In nature for example when we look at the landscape, there are many little differences of color that happen within even foliage. So rather than one shade of green, there are many different shades happening in there. In some cases, sunlight is hitting. In other cases you've got shadow or you have got variation within each of the leaves themselves. So in nature, in a landscape painting, the use of a loaded brush technique provide that density of detail that the landscape artist often will try to emulate.
So Loaded Brush technique is just a great way to impart an extra level of detail into your image. And I'm going to work with the Artists Oils here initially to show you this. Let's take the notion of some green maybe. When I paint with this brush, it appears that all I can do is paint with one color and if I want to get variations, I have got to literally change my color in the palette every time. Actually, in Painter there's a second way to pick up color from one of the color palettes and that's the Mixer palette.
So I'm going to open this up and here is the default mixed paint on the palette. However, you're free to mix up any colors you want, and I'm just going to use this as my sample. But there are two color pickers at the bottom. The one that looks like the normal color picker in the Tool palette acts just like the original one. It picks up a single color just as you'd expect. But the second one with this little circle around it is indicating that it actually picks up a group of colors wherever it's placed. So if I put this in this obvious spot here, where there's a division between the lighter green and the darker green, well now I have got a brush that I've loaded it with those two colors.
And so here's where I can start to get that extra detail into my painting just by having a more complex set of colors loaded on to the brush. And each time I pick this up, it just depends on where I do it within this particular area. I am going to pick up a difference of color based on where I've placed it within the Mixer palette. Now, this works really great with all of the Artists Oils, but I wanted to show you that it also works and if we temporarily open up our Brush Controls and look at the General palette, we're using the Artists Oils dab type here.
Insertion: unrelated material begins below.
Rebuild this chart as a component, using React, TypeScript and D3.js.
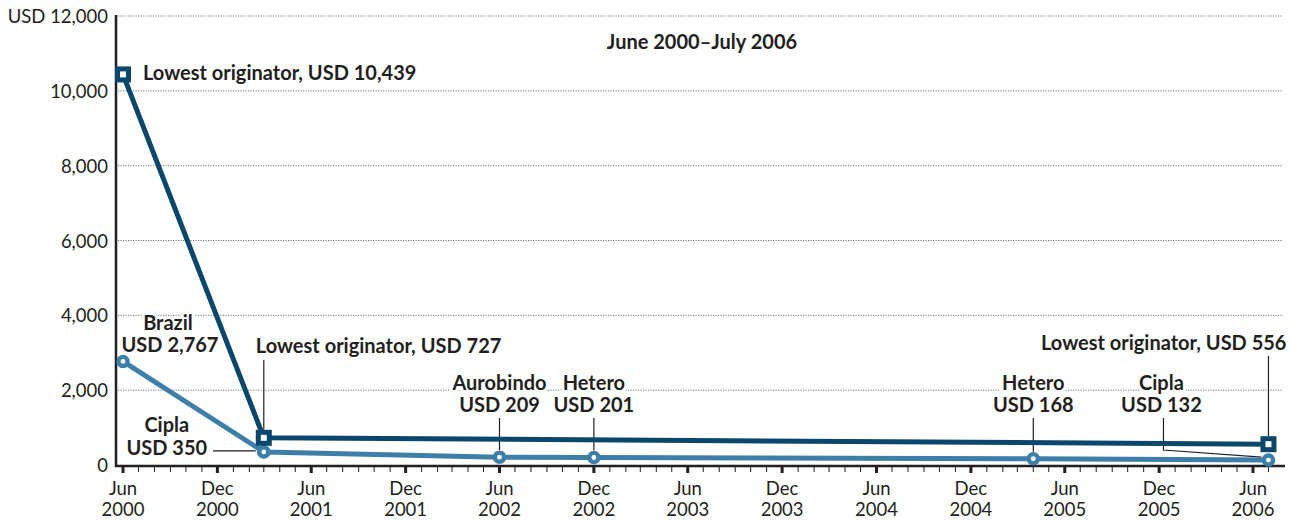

This also works very well with the continuous stroke brushes. So that would mean the Camel Hair, the Flat, the Palette Knife, Bristle Spray, and will work with the Airbrush but that's a little bit unusual, because an Airbrush typically doesn't spray out multiple colors. So the most useful set of dab types would be right here, these continuous dab types. And if we go to the Oils category, I'm going to just use the Smeary Round as an example. If I go in here now and use the loaded pick up color indicator, you can see I now am painting with multiple colors across my brush.
And again I'm not going to go to the point of painting new colors in here. But any colors you can mix on the palette will allow you to pick them up and then use them as your brush color. So if you want to emulate the look of a loaded brush, you really want to work with the Mixer and you want to work with the multiple Color Sampler within the Mixer palette to be able to do that. Just make sure you're working with the brushes that either use the Artists Oils or the continuous brush strokes and those will enable you to be able to do the loaded brush technique.